1

I want to pipe a stream to split. I know how big will be the stream in bytes (very big, comes from network), I want split to create N files of relatively equal size, without splitting lines in half. Is it possible to achieve that. Something like:

cat STREAM | split $SIZE_OF_STREAM $NUMBER_OF_FILES_TO_PRODUCE

I could not find a way to achieve that through docs, I'm sorry if it was obvious but I couldn't find it.

user9517
  • 115,471
  • 20
  • 215
  • 297
ddinchev
  • 433
  • 1
  • 7
  • 18

3 Answers3

1

Oh well, it seems that the split utility on Mac (and maybe BSD) is one option short :(

On Linux, there is -C option, which enables you to say each chunk of lines to be of how many bytes.
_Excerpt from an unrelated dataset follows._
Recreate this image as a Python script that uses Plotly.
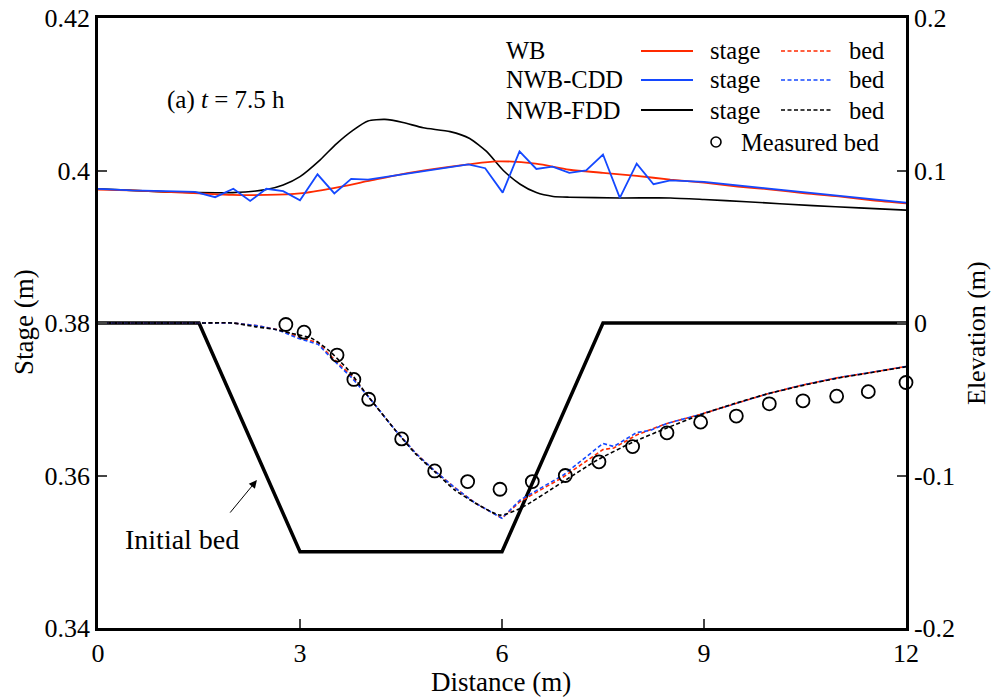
import plotly.graph_objects as go

# ---------------- data ----------------
# Stage (m), left axis
wb_stage_x = [0, 0.5, 1, 1.5, 2, 2.5, 3, 3.5, 4, 4.5, 5, 5.5, 5.92, 6.5, 7, 7.5, 8, 8.5, 9, 9.5, 10, 10.5, 11, 11.5, 12]
wb_stage_y = [0.3975, 0.3974, 0.3972, 0.3970, 0.3968, 0.3968, 0.3970, 0.3977, 0.3986, 0.3995, 0.4002, 0.4008, 0.4012, 0.4009, 0.4001, 0.3997, 0.3993, 0.3988, 0.3984, 0.3979, 0.3975, 0.3970, 0.3966, 0.3961, 0.3957]

cdd_stage_x = [0, 0.5, 1.0, 1.44, 1.74, 2.01, 2.26, 2.50, 2.75, 3.0, 3.26, 3.51, 3.76, 4.01, 5.50, 5.75, 6.01, 6.26, 6.51, 6.75, 7.0, 7.25, 7.50, 7.75, 8.0, 8.25, 8.50, 9, 10, 11, 12]
cdd_stage_y = [0.3976, 0.3974, 0.3973, 0.3972, 0.3965, 0.3976, 0.3960, 0.3976, 0.3973, 0.3961, 0.3995, 0.3970, 0.3989, 0.3988, 0.4008, 0.4003, 0.3971, 0.4025, 0.4002, 0.4005, 0.3997, 0.4000, 0.4021, 0.3964, 0.4009, 0.3982, 0.3987, 0.3985, 0.3976, 0.3967, 0.3958]

fdd_stage_x = [0, 0.5, 1, 1.5, 2, 2.5, 2.75, 3.0, 3.3, 3.54, 3.79, 4.01, 4.26, 4.53, 4.83, 5.23, 5.52, 5.77, 6.02, 6.27, 6.51, 6.76, 7.0, 7.75, 8.5, 9.0, 9.63, 10.62, 11.3, 12]
fdd_stage_y = [0.3976, 0.3974, 0.3972, 0.3971, 0.3971, 0.3975, 0.3981, 0.3992, 0.4014, 0.4035, 0.4053, 0.4065, 0.4067, 0.4063, 0.4056, 0.4051, 0.4042, 0.4025, 0.4000, 0.3982, 0.3971, 0.3966, 0.3965, 0.3964, 0.3964, 0.3962, 0.3959, 0.3954, 0.3951, 0.3948]

# Elevation (m), right axis
init_bed_x = [0, 1.5, 3, 6, 7.5, 12]
init_bed_z = [0, 0, -0.15, -0.15, 0, 0]

meas_x = [2.79, 3.06, 3.55, 3.80, 4.02, 4.51, 5.00, 5.49, 5.97, 6.45, 6.94, 7.44, 7.94, 8.45, 8.95, 9.48, 9.97, 10.47, 10.97, 11.44, 12.0]
meas_z = [-0.001, -0.006, -0.021, -0.037, -0.050, -0.076, -0.097, -0.104, -0.109, -0.104, -0.100, -0.091, -0.081, -0.072, -0.065, -0.061, -0.053, -0.051, -0.048, -0.045, -0.039]

fdd_bed_x = [0, 1.5, 2.0, 2.33, 2.62, 2.87, 3.17, 3.42, 3.72, 4.01, 4.41, 4.71, 5.0, 5.30, 5.60, 5.97, 6.27, 6.91, 7.41, 7.95, 8.44, 8.94, 9.44, 9.93, 10.43, 10.97, 11.47, 12.0]
fdd_bed_z = [0, 0, 0, -0.0024, -0.0041, -0.0068, -0.010, -0.0177, -0.031, -0.048, -0.070, -0.0855, -0.0975, -0.1095, -0.118, -0.126, -0.1216, -0.104, -0.090, -0.078, -0.069, -0.0603, -0.053, -0.0466, -0.0413, -0.0363, -0.0326, -0.0287]

cdd_bed_x = [0, 1.5, 2.0, 2.4, 2.69, 2.97, 3.27, 3.42, 3.77, 4.01, 4.41, 4.71, 5.0, 5.30, 5.60, 6.0, 6.27, 6.91, 7.50, 7.66, 8.0, 8.2, 8.44, 8.94, 9.44, 9.93, 10.43, 10.97, 11.47, 12.0]
cdd_bed_z = [0, 0, 0, -0.002, -0.0048, -0.010, -0.014, -0.021, -0.036, -0.048, -0.070, -0.085, -0.097, -0.108, -0.118, -0.128, -0.116, -0.0997, -0.079, -0.081, -0.0718, -0.0705, -0.066, -0.060, -0.053, -0.0466, -0.041, -0.036, -0.0325, -0.0285]

wb_bed_x = [0, 1.5, 2.0, 2.4, 2.69, 2.97, 3.27, 3.42, 3.77, 4.01, 4.41, 4.71, 5.0, 5.30, 5.60, 6.0, 6.27, 6.91, 7.50, 7.66, 8.0, 8.2, 8.44, 8.94, 9.44, 9.93, 10.43, 10.97, 11.47, 12.0]
wb_bed_z = [0, 0, 0, -0.002, -0.0045, -0.009, -0.013, -0.020, -0.035, -0.048, -0.070, -0.085, -0.097, -0.108, -0.118, -0.128, -0.117, -0.101, -0.083, -0.082, -0.0734, -0.070, -0.066, -0.060, -0.053, -0.0466, -0.041, -0.036, -0.0325, -0.0285]

stage_ticks = [0.34, 0.36, 0.38, 0.40, 0.42]
stage_ticktext = ["0.34", "0.36", "0.38", "0.4", "0.42"]
elev_ticks = [-0.2, -0.1, 0, 0.1, 0.2]
elev_ticktext = ["-0.2", "-0.1", "0", "0.1", "0.2"]
dist_ticks = [0, 3, 6, 9, 12]

RED = "#FF2A00"
BLUE = "#1448FF"
BLACK = "#000000"
FONT = "Liberation Serif"
DASH = "4px,2.5px"

fig = go.Figure()

# beds (right axis)
fig.add_trace(go.Scatter(x=init_bed_x, y=init_bed_z, yaxis="y2", mode="lines",
                         line=dict(color=BLACK, width=3.5), showlegend=False))
fig.add_trace(go.Scatter(x=wb_bed_x, y=wb_bed_z, yaxis="y2", mode="lines",
                         line=dict(color=RED, width=1.6, dash=DASH), showlegend=False))
fig.add_trace(go.Scatter(x=cdd_bed_x, y=cdd_bed_z, yaxis="y2", mode="lines",
                         line=dict(color=BLUE, width=1.6, dash=DASH), showlegend=False))
fig.add_trace(go.Scatter(x=fdd_bed_x, y=fdd_bed_z, yaxis="y2", mode="lines",
                         line=dict(color=BLACK, width=1.6, dash=DASH, shape="spline", smoothing=0.6), showlegend=False))
fig.add_trace(go.Scatter(x=meas_x, y=meas_z, yaxis="y2", mode="markers",
                         marker=dict(symbol="circle-open", size=13, color=BLACK, line=dict(width=1.8)),
                         showlegend=False, cliponaxis=False))

# stages (left axis)
fig.add_trace(go.Scatter(x=fdd_stage_x, y=fdd_stage_y, mode="lines",
                         line=dict(color=BLACK, width=1.6, shape="spline", smoothing=0.6), showlegend=False))
fig.add_trace(go.Scatter(x=wb_stage_x, y=wb_stage_y, mode="lines",
                         line=dict(color=RED, width=1.8, shape="spline", smoothing=0.8), showlegend=False))
fig.add_trace(go.Scatter(x=cdd_stage_x, y=cdd_stage_y, mode="lines",
                         line=dict(color=BLUE, width=1.8), showlegend=False))

L, R, T, B = 98, 906, 18, 628
W, H = 992, 698


def px(xp):
    return (xp - L) / (R - L)


def py(yp):
    return (B - yp) / (B - T)


ann = []
shapes = []
legend_font = dict(family=FONT, size=24.5, color=BLACK)
rows = [("WB", RED, 51), ("NWB-CDD", BLUE, 80), ("NWB-FDD", BLACK, 110)]
for name, col, yp in rows:
    ann.append(dict(x=px(504), y=py(yp), xref="paper", yref="paper", text=name, showarrow=False,
                    xanchor="left", yanchor="middle", font=legend_font))
    shapes.append(dict(type="line", xref="paper", yref="paper", x0=px(641), x1=px(693), y0=py(yp), y1=py(yp),
                       line=dict(color=col, width=1.8)))
    ann.append(dict(x=px(708), y=py(yp), xref="paper", yref="paper", text="stage", showarrow=False,
                    xanchor="left", yanchor="middle", font=legend_font))
    shapes.append(dict(type="line", xref="paper", yref="paper", x0=px(781), x1=px(832), y0=py(yp), y1=py(yp),
                       line=dict(color=col, width=1.6, dash=DASH)))
    ann.append(dict(x=px(847), y=py(yp), xref="paper", yref="paper", text="bed", showarrow=False,
                    xanchor="left", yanchor="middle", font=legend_font))
shapes.append(dict(type="circle", xref="paper", yref="paper",
                   x0=px(711), x1=px(721), y0=py(147), y1=py(137), line=dict(color=BLACK, width=1.6)))
ann.append(dict(x=px(739), y=py(142), xref="paper", yref="paper", text="Measured bed", showarrow=False,
                xanchor="left", yanchor="middle", font=legend_font))

# panel label
ann.append(dict(x=px(165), y=py(100), xref="paper", yref="paper", text="(a) <i>t</i> = 7.5 h", showarrow=False,
                xanchor="left", yanchor="middle", font=dict(family=FONT, size=25, color=BLACK)))

# Initial bed label + arrow
ann.append(dict(x=px(182), y=py(539), xref="paper", yref="paper", text="Initial bed", showarrow=False,
                xanchor="center", yanchor="middle", font=dict(family=FONT, size=28, color=BLACK)))
ann.append(dict(x=2.36, y=-0.103, xref="x", yref="y2", text="", showarrow=True,
                ax=-28, ay=34, arrowhead=2, arrowsize=1.6, arrowwidth=1, arrowcolor=BLACK))

# axis titles
title_font = dict(family=FONT, size=27, color=BLACK)
ann.append(dict(x=px(501), y=py(682), xref="paper", yref="paper", text="Distance (m)", showarrow=False,
                xanchor="center", yanchor="middle", font=title_font))
ann.append(dict(x=px(24), y=py(322), xref="paper", yref="paper", text="Stage (m)", showarrow=False,
                textangle=-90, xanchor="center", yanchor="middle", font=title_font))
ann.append(dict(x=px(976), y=py(333), xref="paper", yref="paper", text="Elevation (m)", showarrow=False,
                textangle=-90, xanchor="center", yanchor="middle", font=dict(family=FONT, size=26, color=BLACK)))

tick_font = dict(family=FONT, size=26, color=BLACK)
fig.update_layout(
    width=W, height=H,
    margin=dict(l=L, r=W - R, t=T, b=H - B, autoexpand=False),
    paper_bgcolor="white", plot_bgcolor="white",
    showlegend=False,
    xaxis=dict(range=[0, 12], tickvals=dist_ticks, ticks="inside", ticklen=9, tickwidth=2, automargin=False,
               showline=True, linewidth=2.5, linecolor=BLACK, mirror=True, showgrid=False, zeroline=False,
               tickfont=tick_font),
    yaxis=dict(range=[0.34, 0.42], tickvals=stage_ticks, ticktext=stage_ticktext, ticks="inside",
               ticklen=9, tickwidth=2, showline=True, linewidth=2.5, linecolor=BLACK, mirror=True,
               automargin=False, showgrid=False, zeroline=False, tickfont=tick_font),
    yaxis2=dict(range=[-0.2, 0.2], tickvals=elev_ticks, ticktext=elev_ticktext, overlaying="y", side="right",
                ticks="inside", ticklen=9, tickwidth=2, showline=True, linewidth=2.5, linecolor=BLACK,
                automargin=False, showgrid=False, zeroline=False, tickfont=tick_font),
    annotations=ann,
    shapes=shapes,
)

fig.write_html("out.html", config={"displayModeBar": False},
               post_script="document.body.style.margin='0px';document.body.style.overflow='hidden';")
Or said in simpler way - if you pass cat file | split -C 1000, it will create chunks of UP TO 1000 bytes of whole lines, which with elementary math gives me an easy way to achieve what I wanted.

ddinchev
  • 433
  • 1
  • 7
  • 18
  • 1
    Just comparing the Linux and Mac versions that I have on my desk, Linux has `-C`, `-d`, `-e`, `--filter`, `-n`, `-u` and `--verbose` that the Mac version does not. The Mac version has `-p` which splits files based on a regular expression that Linux does not. – Ladadadada Dec 05 '12 at 08:49
0

create file which will be out STREAM:

echo "1234\n5678" > xfile

now will split it

for i in $(seq 0..`wc -c xfile|awk '{print $1}'`); do let a=`expr $i \* 2`; dd if=xfile of=file$i bs=1 count=2 skip=$a; done

it will give you a log of files with fixed size 2 bytes and names file1, file2, file3....

alterpub
  • 252
  • 3
  • 10
  • you probably meant `echo -e ...` and I get `dd: invalid number \`{0..11}'`. – user9517 Dec 05 '12 at 08:41
  • Oh and the OP doesn't want a fixed size of bytes - that's easy, `split -b` can to that if you know the size of the file beforehand. Similarly if you know the number of lines you can use `split -l` ... – user9517 Dec 05 '12 at 08:44
  • I have fixed example, now it works fine ! – alterpub Dec 05 '12 at 08:47
0

I would simply split on line count as that will make all files except for the last one nearly equal.

export LINE_COUNT=100,000
cat $STREAM | split -l $LINE_COUNT

You could do the math with $SIZE_OF_STREAM divided by $NUMBER_OF_FILES_TO_PRODUCE but just setting a line count gets you 90% of the way there for having all files basically equal unless your line length is distributed in a very non-normal manner.

I have linked to the online documentation, but man pages are shipped with OS X so you can see that split there has a byte cutoff as well as a line cutoff.

bmike
  • 283
  • 1
  • 19